Rwanda’s efforts of becoming a regional trade logistics hub have gained impetus after Dubai Ports World (DPW) group said it is set to operationalise the country’s largest inland cargo handling facility following completion of the first phase of construction works.
The United Arab Emirates firm signed a 25-year concession agreement with government in 2016 to construct and manage the facility dubbed ‘Kigali Logistics Platform’ (KLP).
Construction works on the Masaka based facility are currently on the verge of completion and installation of machinery and equipment is underway. It’s being built on 30 hectares of land.
Sumeet Bhardwaj, Chief Executive Officer of DPW Logistics Rwanda Ltd, told The New Times that they hope to be operational by the end of the next quarter.
Among the remaining processes is acquisition of operational permits to allow commencement of operations. The facility had been initially slated to be completed by July this year.
However, Bhardwaj said that they only acquired construction permit in August last year.
The facility is expected to improve efficiency and reduce cost of logistics by embracing the use of modern machinery.
Built on 969,000 sq. ft, the cargo handling facility has features such as container yard and bonded warehouse, among others.
The facility is supposed to have 50,000 twenty-foot equivalent units and 640,000 tonnes of warehousing space.
Bhardwaj said that the new facility will reduce waiting time for trucks as it has adequate space for the offloading of cargo.
It is estimated that trucks often spend between a week and 10 days waiting at the current main cargo handling facility which not only consumes time but also takes up resources.
The waiting fees per truck is between $150 and $200 per day. Bhardwaj said that the facility will eliminate such costs and allow truckers and clients concentrate elsewhere.
The size and capacity of the facility will allow trucks to deposit their containers at the facility as opposed to waiting until the assets are cleared.
“We are also automating the entire process to increase efficiency and over time we will set up a paperless system. We have been conducting training and workshops with stakeholders such as freight-forwarders.”
The initial cost of the facility was estimated at about $35m.

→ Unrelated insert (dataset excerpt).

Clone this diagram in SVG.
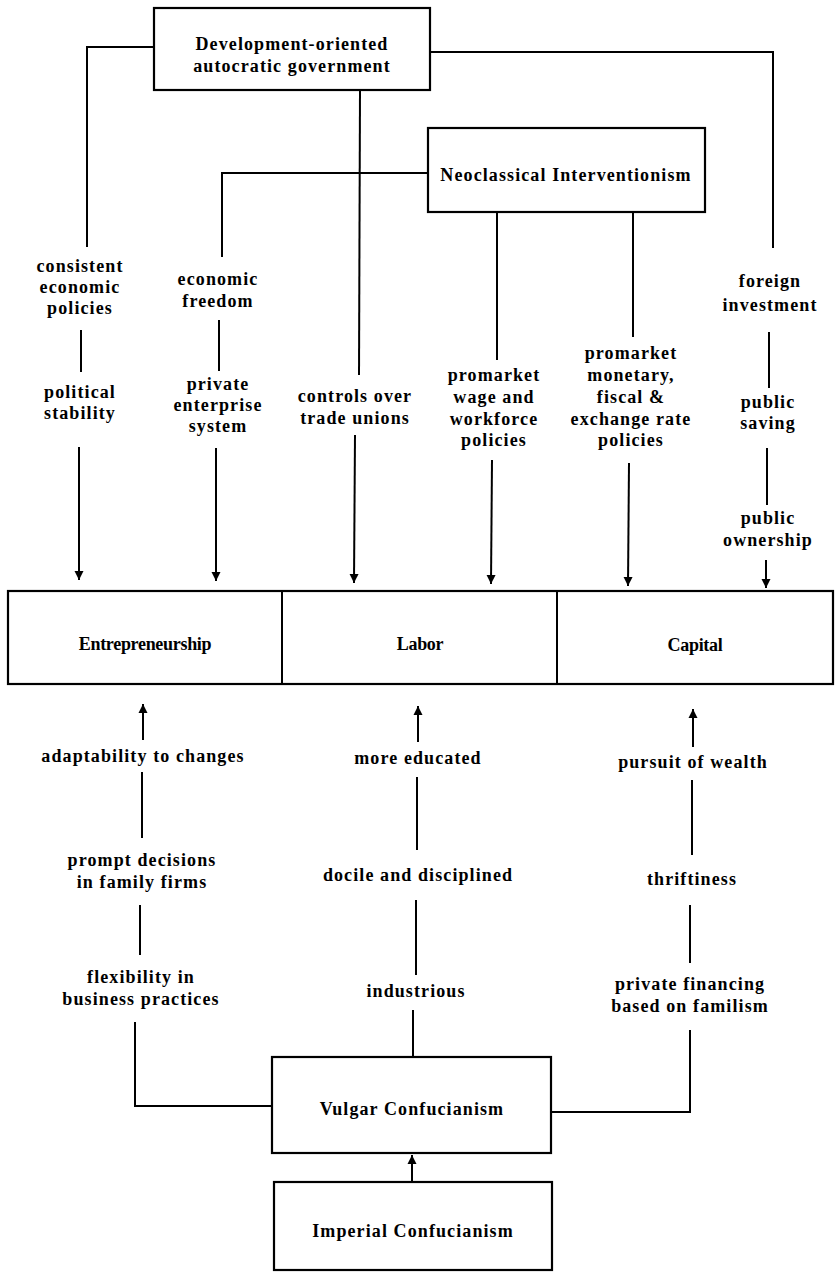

Without disclosing the cost incurred so far, Bhardwaj said that they were currently signing the second phase of facility’s construction with the first phase having taken up ‘considerable funding.’
DPW is also rolling out a mobile application to enable clients to process their cargo online and remotely eliminating manual processes.
“We have also integrated with Bank of Kigali and Rwanda Revenue Authority to enable clients process taxes further easing the process,” he added.
The Minister for Trade and Industry, Vincent Munyeshaka, said that as per the Government’s agreement with the firm, the new facility will address challenges in logistics.
“Among other things, the facility will reduce the time taken and improve efficiency for stakeholders,” he said.
Munyeshaka said that the agreement also has a provision for working space for the firm formerly operating the main dry port, Magerwa, and other firms and stakeholders.
Logistics players are upbeat about the development saying it could improve the efficiency of operations and reduce cost of operations.
Moses Rutayisire, a Kigali based wholesaler of household products, told The New Times that the facility will operate with greater efficiency and was a timely intervention given the recent growth in Rwanda’s trade volumes.